Given instruction:
Retype the data exactly, from its first line to the line containing "const years = d3.range(1960, 2002);", including both, and skip any picture.

Data:
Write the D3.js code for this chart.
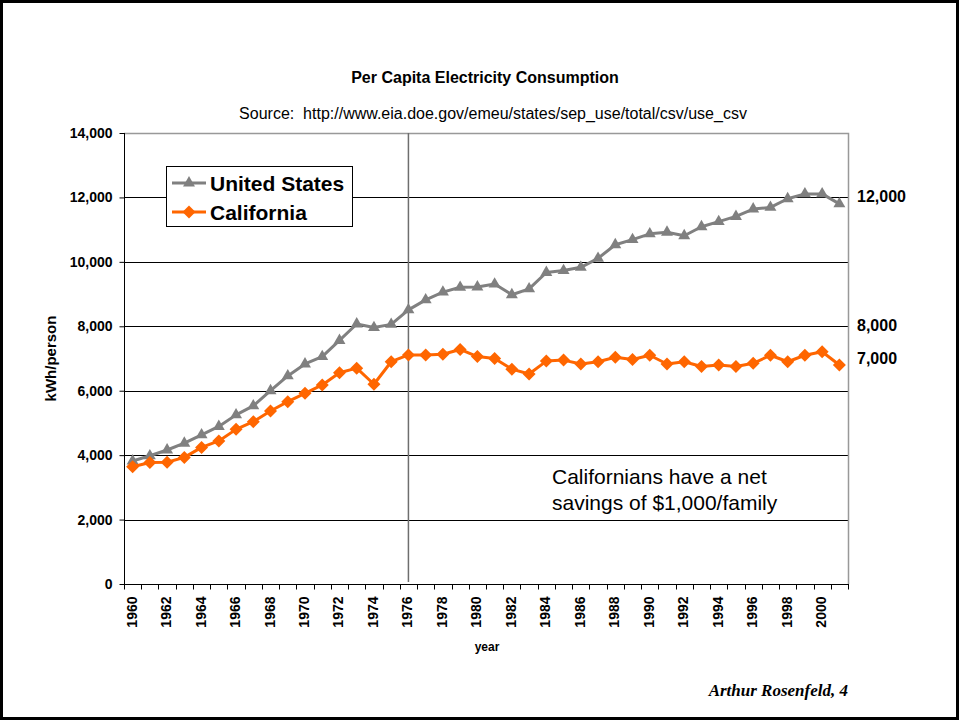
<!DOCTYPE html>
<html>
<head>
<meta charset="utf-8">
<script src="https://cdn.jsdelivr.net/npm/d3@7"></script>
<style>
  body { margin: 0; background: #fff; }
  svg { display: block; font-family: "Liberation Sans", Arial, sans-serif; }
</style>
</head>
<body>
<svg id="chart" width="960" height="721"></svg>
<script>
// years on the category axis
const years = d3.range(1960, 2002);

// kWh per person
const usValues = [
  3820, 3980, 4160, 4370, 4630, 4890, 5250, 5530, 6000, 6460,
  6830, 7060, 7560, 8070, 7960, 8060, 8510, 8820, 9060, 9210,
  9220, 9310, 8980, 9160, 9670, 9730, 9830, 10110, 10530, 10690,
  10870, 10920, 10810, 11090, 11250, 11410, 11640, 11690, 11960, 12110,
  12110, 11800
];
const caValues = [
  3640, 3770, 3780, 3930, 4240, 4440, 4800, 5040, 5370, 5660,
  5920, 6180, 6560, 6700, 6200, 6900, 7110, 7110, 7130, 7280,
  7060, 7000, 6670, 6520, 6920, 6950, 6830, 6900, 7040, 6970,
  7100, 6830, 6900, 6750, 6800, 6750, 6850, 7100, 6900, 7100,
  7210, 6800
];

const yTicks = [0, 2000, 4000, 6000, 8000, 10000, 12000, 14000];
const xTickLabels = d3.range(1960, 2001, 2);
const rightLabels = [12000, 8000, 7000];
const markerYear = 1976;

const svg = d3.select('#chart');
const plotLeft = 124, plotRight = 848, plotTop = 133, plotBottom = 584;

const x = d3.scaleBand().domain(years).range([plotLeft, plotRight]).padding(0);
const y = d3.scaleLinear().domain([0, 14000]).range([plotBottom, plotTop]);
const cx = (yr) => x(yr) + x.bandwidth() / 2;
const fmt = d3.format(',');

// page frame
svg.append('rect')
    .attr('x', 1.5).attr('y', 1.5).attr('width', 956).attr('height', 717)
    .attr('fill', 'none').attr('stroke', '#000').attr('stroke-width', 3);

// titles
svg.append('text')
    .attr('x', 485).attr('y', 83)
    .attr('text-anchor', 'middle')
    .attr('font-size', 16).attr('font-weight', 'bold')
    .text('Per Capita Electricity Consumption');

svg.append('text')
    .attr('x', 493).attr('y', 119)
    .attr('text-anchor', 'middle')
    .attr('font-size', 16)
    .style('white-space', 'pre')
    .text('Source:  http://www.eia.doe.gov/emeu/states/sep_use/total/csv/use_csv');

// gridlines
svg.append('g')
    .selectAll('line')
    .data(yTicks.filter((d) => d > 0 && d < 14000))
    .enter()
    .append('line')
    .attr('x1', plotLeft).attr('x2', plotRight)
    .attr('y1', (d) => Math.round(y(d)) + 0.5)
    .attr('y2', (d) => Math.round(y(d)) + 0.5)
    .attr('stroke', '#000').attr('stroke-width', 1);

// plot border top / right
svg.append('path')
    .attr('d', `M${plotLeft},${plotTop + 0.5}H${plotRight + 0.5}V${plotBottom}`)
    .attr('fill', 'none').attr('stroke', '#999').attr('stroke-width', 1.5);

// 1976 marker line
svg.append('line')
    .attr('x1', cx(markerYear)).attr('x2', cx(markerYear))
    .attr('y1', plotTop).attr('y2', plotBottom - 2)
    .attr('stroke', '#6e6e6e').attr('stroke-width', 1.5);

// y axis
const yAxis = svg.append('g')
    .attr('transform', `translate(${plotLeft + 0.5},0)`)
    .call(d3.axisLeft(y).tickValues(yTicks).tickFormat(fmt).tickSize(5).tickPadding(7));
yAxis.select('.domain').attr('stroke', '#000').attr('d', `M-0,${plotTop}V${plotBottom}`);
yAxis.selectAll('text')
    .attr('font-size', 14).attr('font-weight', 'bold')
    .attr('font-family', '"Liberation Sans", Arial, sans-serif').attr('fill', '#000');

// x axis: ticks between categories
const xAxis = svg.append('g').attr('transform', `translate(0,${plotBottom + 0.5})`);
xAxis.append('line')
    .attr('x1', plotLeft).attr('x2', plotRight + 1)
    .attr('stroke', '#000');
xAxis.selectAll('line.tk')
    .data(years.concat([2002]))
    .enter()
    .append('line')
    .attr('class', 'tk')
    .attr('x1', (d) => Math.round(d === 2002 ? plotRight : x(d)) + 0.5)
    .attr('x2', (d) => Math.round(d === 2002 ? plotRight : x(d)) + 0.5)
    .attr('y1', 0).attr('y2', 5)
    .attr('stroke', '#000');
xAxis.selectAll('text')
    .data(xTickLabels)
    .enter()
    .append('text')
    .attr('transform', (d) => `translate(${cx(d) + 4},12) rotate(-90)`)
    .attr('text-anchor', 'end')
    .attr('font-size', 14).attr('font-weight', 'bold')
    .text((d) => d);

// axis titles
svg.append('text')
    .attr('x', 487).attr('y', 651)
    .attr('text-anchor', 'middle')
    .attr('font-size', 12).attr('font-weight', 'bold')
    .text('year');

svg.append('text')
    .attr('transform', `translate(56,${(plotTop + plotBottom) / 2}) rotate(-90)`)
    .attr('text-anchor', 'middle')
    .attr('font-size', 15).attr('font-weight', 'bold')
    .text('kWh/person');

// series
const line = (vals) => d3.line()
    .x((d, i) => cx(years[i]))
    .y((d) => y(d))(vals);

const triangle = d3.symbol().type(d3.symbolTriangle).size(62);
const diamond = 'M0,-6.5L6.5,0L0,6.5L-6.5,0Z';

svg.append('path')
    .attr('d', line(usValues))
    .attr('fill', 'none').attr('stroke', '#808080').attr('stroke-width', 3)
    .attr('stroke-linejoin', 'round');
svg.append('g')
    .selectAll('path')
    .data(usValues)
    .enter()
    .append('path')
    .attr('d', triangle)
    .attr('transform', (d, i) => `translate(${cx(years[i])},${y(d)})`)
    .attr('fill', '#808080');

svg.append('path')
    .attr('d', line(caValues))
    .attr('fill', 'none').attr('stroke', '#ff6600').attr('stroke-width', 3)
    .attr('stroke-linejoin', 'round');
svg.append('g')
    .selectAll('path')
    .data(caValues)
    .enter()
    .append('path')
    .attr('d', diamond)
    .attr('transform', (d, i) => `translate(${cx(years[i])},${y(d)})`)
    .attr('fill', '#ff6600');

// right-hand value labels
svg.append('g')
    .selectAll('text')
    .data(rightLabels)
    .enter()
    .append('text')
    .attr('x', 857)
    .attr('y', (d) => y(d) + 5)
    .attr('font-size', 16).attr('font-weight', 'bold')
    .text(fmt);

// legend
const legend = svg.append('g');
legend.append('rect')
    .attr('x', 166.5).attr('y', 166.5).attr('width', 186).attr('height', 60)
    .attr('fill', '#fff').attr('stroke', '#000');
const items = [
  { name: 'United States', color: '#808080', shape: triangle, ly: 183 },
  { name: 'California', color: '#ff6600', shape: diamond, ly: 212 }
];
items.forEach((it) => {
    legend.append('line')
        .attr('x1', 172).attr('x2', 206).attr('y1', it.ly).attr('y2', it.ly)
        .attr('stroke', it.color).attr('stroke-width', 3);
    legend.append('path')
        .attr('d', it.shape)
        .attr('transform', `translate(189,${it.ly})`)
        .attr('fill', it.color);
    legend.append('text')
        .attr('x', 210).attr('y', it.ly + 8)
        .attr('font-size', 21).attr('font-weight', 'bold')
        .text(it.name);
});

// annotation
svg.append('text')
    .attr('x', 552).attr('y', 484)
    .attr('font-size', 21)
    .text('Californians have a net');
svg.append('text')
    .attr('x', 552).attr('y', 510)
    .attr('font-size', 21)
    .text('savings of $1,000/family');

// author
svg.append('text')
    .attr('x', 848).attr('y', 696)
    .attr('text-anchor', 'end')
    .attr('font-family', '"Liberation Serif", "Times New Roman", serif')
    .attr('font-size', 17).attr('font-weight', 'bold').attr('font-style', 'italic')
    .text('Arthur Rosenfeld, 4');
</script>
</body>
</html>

Response below:
Write the D3.js code for this chart.
<!DOCTYPE html>
<html>
<head>
<meta charset="utf-8">
<script src="https://cdn.jsdelivr.net/npm/d3@7"></script>
<style>
  body { margin: 0; background: #fff; }
  svg { display: block; font-family: "Liberation Sans", Arial, sans-serif; }
</style>
</head>
<body>
<svg id="chart" width="960" height="721"></svg>
<script>
// years on the category axis
const years = d3.range(1960, 2002);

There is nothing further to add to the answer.